San Antonian Michael Menchaca is one of the bright stars of the Latino art movement. His beautiful prints are well represented in the Smithsonian American Art Museum in Washington, DC exhibit, !Printing The Revolution: The Rise and Impact of Chicano Graphics. This fabulous exhibition, with 120 prints, opens this week and is available now for virtual viewing. There are 12 of Menchaca’s prints included in the Smithsonian exhibit and in the beautiful 340 page catalogue book of the show.
Menchaca’s first inclusions in art exhibitions date back to 2010, but in the last five years, his prints and videos have been included in exhibitions in New York, California, Massachusetts, Rhode Island, Nebraska, Colorado, Oklahoma, Illinois, Missouri, Washington, Hawaii, Texas, North Carolina, and Connecticut. The prestigious Artpace International Program in San Antonio recently selected Menchaca as an Artist-in-Residence.
Michael Menchaca grew up in the Northeast section of San Antonio and studied graphic arts at San Antonio College. His approach to the arts changed when he enrolled at Texas State University in San Marcos, 45 miles from San Antonio. At the San Marcos campus, he discovered a new passion for the creative arts and printmaking. His grounding in the creative arts was solidified when he attended the Rhode Island School of Design, where he earned a master’s degree in 2015.
Menchaca frames his images based on historical events and anthropological interpretations. For instance, he makes extensive use of the Mayan and Aztec systems of writing and uses pre Columbian figures and texts common to Mexican Indian codices. He dramatizes these images and figures in his effort to address contemporary issues on race relations, politics, and social justice.
Menchaca print: “Codex Borgia.” Donated to the Smithsonian American Art Museum and Univ. of Houston Downtown Campus by Harriett and Ricardo Romo.
In a print titled “Hasta La Casta,” which is a play on words from the phrase “Hasta La Vista,” Menchaca delves deeply into Spanish colonial history in the aftermath of the conquest of Mexico when conquerors created a caste system referred to as “Castas.” The matrix of Castas included Mestizos, Mulatos, Indios, and Coyotes, to name a few of the fifty-four racial and ethnic categories.
Menchaca print. Donated to the Smithsonian American Art Museum and Univ. of Houston Downtown Campus by Harriett and Ricardo Romo.

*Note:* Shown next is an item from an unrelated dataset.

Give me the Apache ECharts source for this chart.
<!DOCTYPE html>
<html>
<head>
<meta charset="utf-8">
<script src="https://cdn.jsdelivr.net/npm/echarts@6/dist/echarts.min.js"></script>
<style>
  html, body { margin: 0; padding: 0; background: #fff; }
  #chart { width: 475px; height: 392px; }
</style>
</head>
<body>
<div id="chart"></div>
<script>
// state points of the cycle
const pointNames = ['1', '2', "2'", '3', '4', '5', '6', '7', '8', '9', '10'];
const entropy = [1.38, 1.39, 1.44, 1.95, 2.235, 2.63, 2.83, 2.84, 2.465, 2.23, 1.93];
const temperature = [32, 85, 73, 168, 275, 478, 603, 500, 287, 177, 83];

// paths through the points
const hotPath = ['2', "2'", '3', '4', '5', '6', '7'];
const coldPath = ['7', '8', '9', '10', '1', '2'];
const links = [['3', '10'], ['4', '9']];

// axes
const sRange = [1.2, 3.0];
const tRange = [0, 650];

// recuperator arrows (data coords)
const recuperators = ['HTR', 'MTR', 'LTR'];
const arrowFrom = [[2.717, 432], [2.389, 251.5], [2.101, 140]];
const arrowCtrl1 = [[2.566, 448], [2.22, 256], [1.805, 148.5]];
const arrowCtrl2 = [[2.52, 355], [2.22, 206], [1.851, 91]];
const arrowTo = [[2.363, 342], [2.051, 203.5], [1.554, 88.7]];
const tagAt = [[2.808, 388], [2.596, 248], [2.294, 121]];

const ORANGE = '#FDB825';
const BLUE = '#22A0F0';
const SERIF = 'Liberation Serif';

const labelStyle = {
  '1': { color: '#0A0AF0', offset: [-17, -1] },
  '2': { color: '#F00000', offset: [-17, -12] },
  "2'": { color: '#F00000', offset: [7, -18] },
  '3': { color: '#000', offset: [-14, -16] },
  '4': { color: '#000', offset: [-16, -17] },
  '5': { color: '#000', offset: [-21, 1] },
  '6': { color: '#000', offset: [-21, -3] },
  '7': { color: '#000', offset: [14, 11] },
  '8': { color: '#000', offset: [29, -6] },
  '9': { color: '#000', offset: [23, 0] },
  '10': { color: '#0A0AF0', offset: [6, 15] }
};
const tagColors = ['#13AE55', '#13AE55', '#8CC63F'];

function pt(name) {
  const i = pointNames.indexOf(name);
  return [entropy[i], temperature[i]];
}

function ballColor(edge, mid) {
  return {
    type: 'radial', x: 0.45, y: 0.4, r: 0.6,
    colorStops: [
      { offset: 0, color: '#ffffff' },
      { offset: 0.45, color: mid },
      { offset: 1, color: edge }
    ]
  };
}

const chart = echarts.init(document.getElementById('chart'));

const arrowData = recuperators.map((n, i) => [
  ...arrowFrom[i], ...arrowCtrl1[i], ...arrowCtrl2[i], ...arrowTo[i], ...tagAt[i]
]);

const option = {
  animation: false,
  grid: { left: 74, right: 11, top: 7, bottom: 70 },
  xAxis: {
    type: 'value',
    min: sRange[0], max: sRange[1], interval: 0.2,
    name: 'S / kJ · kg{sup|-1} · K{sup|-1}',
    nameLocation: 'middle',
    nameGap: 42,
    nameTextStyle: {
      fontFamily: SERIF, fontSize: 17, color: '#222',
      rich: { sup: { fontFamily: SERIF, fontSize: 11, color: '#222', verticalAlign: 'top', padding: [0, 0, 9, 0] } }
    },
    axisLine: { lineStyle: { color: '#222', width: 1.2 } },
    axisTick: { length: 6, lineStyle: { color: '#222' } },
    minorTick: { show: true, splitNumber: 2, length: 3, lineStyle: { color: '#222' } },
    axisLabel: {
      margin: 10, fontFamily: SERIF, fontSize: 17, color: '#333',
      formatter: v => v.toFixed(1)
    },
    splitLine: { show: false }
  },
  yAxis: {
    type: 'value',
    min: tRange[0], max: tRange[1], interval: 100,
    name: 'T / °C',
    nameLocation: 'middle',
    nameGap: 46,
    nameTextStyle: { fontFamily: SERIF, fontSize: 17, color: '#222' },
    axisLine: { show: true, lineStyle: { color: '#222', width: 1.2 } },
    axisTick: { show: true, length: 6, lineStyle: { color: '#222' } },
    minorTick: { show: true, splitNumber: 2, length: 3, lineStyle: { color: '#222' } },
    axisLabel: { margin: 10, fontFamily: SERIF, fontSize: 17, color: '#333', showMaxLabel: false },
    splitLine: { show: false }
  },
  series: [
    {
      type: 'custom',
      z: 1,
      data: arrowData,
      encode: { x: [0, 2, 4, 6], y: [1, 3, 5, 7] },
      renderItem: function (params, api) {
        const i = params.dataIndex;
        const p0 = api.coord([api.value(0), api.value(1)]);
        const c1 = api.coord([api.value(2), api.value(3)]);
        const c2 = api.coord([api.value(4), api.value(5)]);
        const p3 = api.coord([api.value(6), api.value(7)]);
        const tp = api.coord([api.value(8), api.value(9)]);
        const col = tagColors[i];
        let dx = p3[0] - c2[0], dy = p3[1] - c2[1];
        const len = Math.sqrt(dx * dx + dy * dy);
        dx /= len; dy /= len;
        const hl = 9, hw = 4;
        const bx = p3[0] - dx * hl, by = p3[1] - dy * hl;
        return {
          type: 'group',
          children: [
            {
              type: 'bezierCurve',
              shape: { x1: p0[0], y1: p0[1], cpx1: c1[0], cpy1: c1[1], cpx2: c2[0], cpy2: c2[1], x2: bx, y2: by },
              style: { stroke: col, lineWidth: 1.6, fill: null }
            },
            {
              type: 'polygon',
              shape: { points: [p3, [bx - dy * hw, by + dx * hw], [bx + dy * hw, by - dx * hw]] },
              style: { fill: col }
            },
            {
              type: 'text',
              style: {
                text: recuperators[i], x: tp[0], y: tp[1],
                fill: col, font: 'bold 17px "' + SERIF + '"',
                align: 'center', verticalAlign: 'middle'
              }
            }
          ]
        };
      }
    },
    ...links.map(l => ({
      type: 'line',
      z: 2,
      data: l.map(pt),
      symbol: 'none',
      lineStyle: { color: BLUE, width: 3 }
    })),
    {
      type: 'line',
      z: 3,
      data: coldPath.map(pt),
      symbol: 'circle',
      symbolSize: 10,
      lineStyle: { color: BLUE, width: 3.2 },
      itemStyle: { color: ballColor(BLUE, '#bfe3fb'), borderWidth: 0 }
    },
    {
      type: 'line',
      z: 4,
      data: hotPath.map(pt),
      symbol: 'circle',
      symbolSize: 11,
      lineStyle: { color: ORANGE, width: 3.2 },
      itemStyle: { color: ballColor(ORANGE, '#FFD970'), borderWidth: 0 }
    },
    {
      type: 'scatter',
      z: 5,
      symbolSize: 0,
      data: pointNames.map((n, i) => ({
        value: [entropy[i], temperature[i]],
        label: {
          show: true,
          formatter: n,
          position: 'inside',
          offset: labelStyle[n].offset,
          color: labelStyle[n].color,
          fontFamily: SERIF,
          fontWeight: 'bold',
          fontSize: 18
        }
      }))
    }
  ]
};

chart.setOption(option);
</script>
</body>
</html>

Menchaca includes animated coyote figures with different skin tones to show the blurred boundaries of such Casta categorizations. As we learn from the contemporary daily news, there is ample human tragedy along the U.S. southern border with Mexico. In prints selected for the 2018 McNay exhibit, Menchaca utilizes cats as well as other animals to document the struggle and difficulties that migrants face as they contract human “coyotes” to cross the border,
fight off narcos, and try to evade apprehension by the Border Patrol.

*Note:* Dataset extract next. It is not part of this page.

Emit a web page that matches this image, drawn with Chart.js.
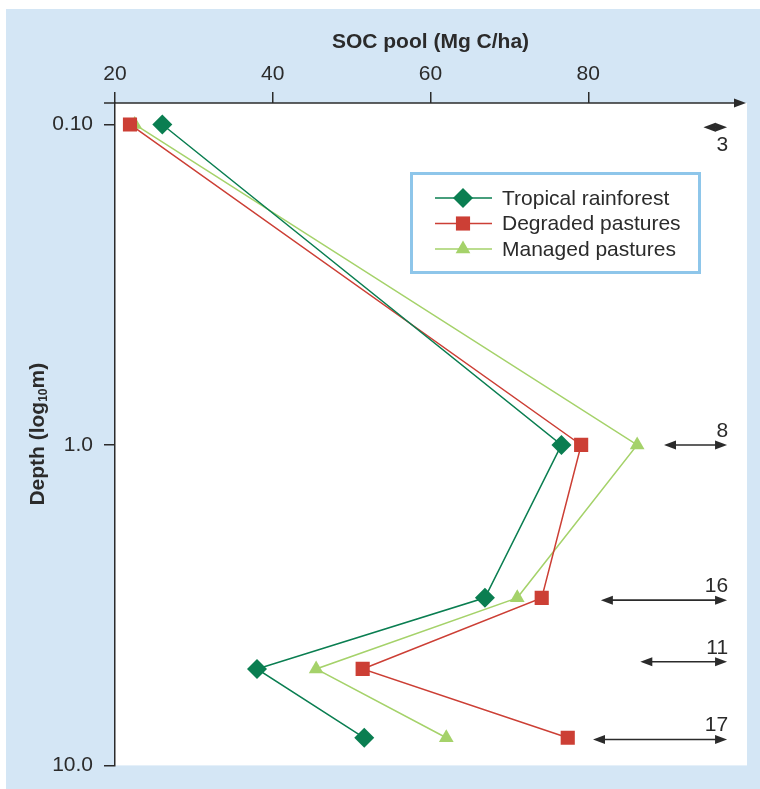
<!DOCTYPE html>
<html>
<head>
<meta charset="utf-8">
<script src="https://cdn.jsdelivr.net/npm/chart.js"></script>
<style>
  html, body { margin: 0; padding: 0; background: #fff; }
</style>
</head>
<body>
<canvas id="socChart" width="760" height="789"></canvas>
<script>
// depth (m) on a log axis, SOC pool (Mg C/ha) along the top
const depths = [0.1, 1.0, 3.0, 5.0, 8.2];
const rainforest = [26.0, 76.6, 66.9, 38.0, 51.6];
const degraded = [21.9, 79.1, 74.1, 51.4, 77.4];
const managed = [22.5, 86.2, 71.0, 45.5, 62.0];
const seriesNames = ['Tropical rainforest', 'Degraded pastures', 'Managed pastures'];

const xTicks = [20, 40, 60, 80];
const yTicks = [0.1, 1, 10];
const yTickLabels = ['0.10', '1.0', '10.0'];

// double arrows on the right, length = value
const rangeDepths = [0.102, 1.0, 3.05, 4.75, 8.3];
const rangeValues = [3, 8, 16, 11, 17];
const rangeEnd = 97.6;

const FONT = '"Liberation Sans", Arial, Helvetica, sans-serif';
const INK = '#2b2b2b';
Chart.defaults.font.family = FONT;
Chart.defaults.color = INK;

const toPoints = vals => vals.map((v, i) => ({ x: v, y: depths[i] }));

const backdrop = {
    id: 'backdrop',
    beforeDraw(chart) {
        const { ctx, chartArea: a } = chart;
        ctx.save();
        ctx.fillStyle = '#ffffff';
        ctx.fillRect(0, 0, chart.width, chart.height);
        ctx.fillStyle = '#d4e6f5';
        ctx.fillRect(6, 9, chart.width - 6, chart.height - 9);
        ctx.fillStyle = '#ffffff';
        ctx.fillRect(a.left, a.top, a.right - a.left + 1, a.bottom - a.top);
        ctx.restore();
    }
};

function arrowHead(ctx, x, y, dir, len, half) {
    ctx.beginPath();
    ctx.moveTo(x, y);
    ctx.lineTo(x - dir * len, y - half);
    ctx.lineTo(x - dir * len, y + half);
    ctx.closePath();
    ctx.fill();
}

const extras = {
    id: 'extras',
    afterDraw(chart) {
        const { ctx, chartArea: a } = chart;
        const xs = chart.scales.x, ys = chart.scales.y;
        ctx.save();

        // top axis line with arrow
        ctx.strokeStyle = INK;
        ctx.fillStyle = INK;
        ctx.lineWidth = 1.5;
        ctx.beginPath();
        ctx.moveTo(104, a.top);
        ctx.lineTo(a.right - 8, a.top);
        ctx.stroke();
        arrowHead(ctx, a.right, a.top, 1, 12, 4.5);

        // range arrows
        ctx.font = '21px ' + FONT;
        ctx.textAlign = 'right';
        ctx.textBaseline = 'alphabetic';
        rangeValues.forEach((v, i) => {
            const y = ys.getPixelForValue(rangeDepths[i]);
            const x2 = xs.getPixelForValue(rangeEnd);
            const x1 = xs.getPixelForValue(rangeEnd - v);
            ctx.lineWidth = 1.6;
            ctx.beginPath();
            ctx.moveTo(x1 + 5, y);
            ctx.lineTo(x2 - 5, y);
            ctx.stroke();
            arrowHead(ctx, x2, y, 1, 12, 4.5);
            arrowHead(ctx, x1, y, -1, 12, 4.5);
            const ty = i === 0 ? y + 24 : y - 8;
            ctx.fillText(String(v), x2 + 1, ty);
        });

        // y title with subscript
        ctx.translate(38, (a.top + a.bottom) / 2);
        ctx.rotate(-Math.PI / 2);
        const big = 'bold 21px ' + FONT, small = 'bold 12px ' + FONT;
        ctx.font = big; const w1 = ctx.measureText('Depth (log').width;
        const w3 = ctx.measureText('m)').width;
        ctx.font = small; const w2 = ctx.measureText('10').width;
        let x = -(w1 + w2 + w3) / 2;
        ctx.textAlign = 'left';
        ctx.textBaseline = 'middle';
        ctx.font = big; ctx.fillText('Depth (log', x, 0); x += w1;
        ctx.font = small; ctx.fillText('10', x, 6); x += w2;
        ctx.font = big; ctx.fillText('m)', x, 0);
        ctx.setTransform(1, 0, 0, 1, 0, 0);

        // legend box
        ctx.strokeStyle = '#8ec6ea';
        ctx.lineWidth = 3;
        ctx.strokeRect(411.5, 173.5, 288, 99);
        ctx.font = '21px ' + FONT;
        ctx.textAlign = 'left';
        ctx.textBaseline = 'middle';
        chart.data.datasets.forEach((ds, i) => {
            const y = 198 + i * 25.5;
            ctx.strokeStyle = ds.borderColor;
            ctx.lineWidth = 1.5;
            ctx.beginPath();
            ctx.moveTo(435, y);
            ctx.lineTo(492, y);
            ctx.stroke();
            ctx.fillStyle = ds.backgroundColor;
            Chart.helpers.drawPoint(ctx, {
                pointStyle: ds.pointStyle, radius: ds.pointRadius, rotation: 0, borderWidth: 0
            }, 463, y);
            ctx.fillStyle = INK;
            ctx.fillText(ds.label, 502, y + 1);
        });
        ctx.restore();
    }
};

new Chart(document.getElementById('socChart'), {
    type: 'line',
    data: {
        datasets: [
            {
                label: seriesNames[0], data: toPoints(rainforest),
                borderColor: '#0a7e51', backgroundColor: '#0a7e51',
                pointStyle: 'rectRot', pointRadius: 10
            },
            {
                label: seriesNames[1], data: toPoints(degraded),
                borderColor: '#cc3f35', backgroundColor: '#cc3f35',
                pointStyle: 'rect', pointRadius: 10
            },
            {
                label: seriesNames[2], data: toPoints(managed),
                borderColor: '#a5d26a', backgroundColor: '#a5d26a',
                pointStyle: 'triangle', pointRadius: 8.5
            }
        ].map(ds => Object.assign(ds, { borderWidth: 1.5, pointBorderWidth: 0, tension: 0 }))
    },
    options: {
        responsive: false,
        animation: false,
        devicePixelRatio: 1,
        layout: { padding: { top: 0, left: 0, right: 14, bottom: 23 } },
        plugins: { legend: { display: false }, tooltip: { enabled: false } },
        scales: {
            x: {
                type: 'linear', position: 'top', min: 20, max: 100,
                afterFit: s => { s.height = 103; },
                afterBuildTicks: s => { s.ticks = xTicks.map(v => ({ value: v })); },
                border: { display: false },
                grid: { drawOnChartArea: false, drawTicks: true, tickLength: 11, color: INK, lineWidth: 1.5 },
                ticks: { font: { size: 21 }, padding: 5, maxRotation: 0, autoSkip: false },
                title: {
                    display: true, text: 'SOC pool (Mg C/ha)',
                    font: { size: 21, weight: 'bold' }, padding: { top: 30, bottom: 0 }
                }
            },
            y: {
                type: 'logarithmic', reverse: true, min: 0.0857, max: 10,
                afterFit: s => { s.width = 115; },
                afterBuildTicks: s => { s.ticks = yTicks.map(v => ({ value: v })); },
                border: { display: true, color: INK, width: 1.5 },
                grid: { drawOnChartArea: false, drawTicks: true, tickLength: 11, color: INK, lineWidth: 1.5 },
                ticks: {
                    font: { size: 21 }, padding: 11, autoSkip: false,
                    callback: (v, i) => yTickLabels[i]
                }
            }
        }
    },
    plugins: [backdrop, extras]
});
</script>
</body>
</html>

Menchaca strives to present cultural events through invented mythology. In many of his earlier works, he acknowledges using animal archetypes such as cats and dogs “to tell stories of class inequality, civil rights cases, and the distribution of privileges within the Americas.”
In an interview I had with Mechaca last year, he noted: “ I try to bring various influences to bear on the imagery…contemporary cartoons and animation, ancient writing systems, racial identity and humor.” His print, “Cuando El Rio Suena Gatos Lleva,” addressed the issue of Mexican migration to the United States. In this piece, included in a 2019 McNay Art Museum solo exhibit of his work, Menchaca portrayed cats wearing sombreros swimming across a wide Rio Grande.
Michael Menchaca: McNay Art Museum solo exhibition. 2019. Includes prints donated by Harriett and Ricardo Romo. Photo: Ricardo Romo
Many San Antonians who follow the arts first became acquainted with Menchaca’s iconic prints following his inclusion in the Estampas De La Raza exhibit at the McNay Art Museum in 2016. The Estampas exhibit included 46 outstanding Latino and Latina artists from across the country, along with Menchaca’s print of cats crossing the Rio Grande. The Estampas exhibit, which traveled to Los Angeles, Albuquerque, Chicago, and Raleigh, represented a portion of a gift of 200 Latino prints to the McNay from the Harriett and Ricardo Romo collection.
In the last several years Menchaca has expanded on his themes and images. He explained that the cat motif opened “the doors for me to explore my cultural heritage, racial tension, stories of immigration, all with a sense of levity, while formally connecting to the ancient representational traditions of the American continent.”
When Ruiz-Healy gallery owner and collector Dr. Patricia Ruiz-Healy interviewed Menchaca last year, the artist explained: “We must initiate a new wave of Chicano imagery expressing our collective concerns in the present age. We must rise past a reliance on sociological and cultural generalizations regarding Chicano art and insist on more comprehensive art interpretation.”
Menchaca has indeed introduced Latino art aficionados to new imagery, an imagery that comes alive in prints and videos.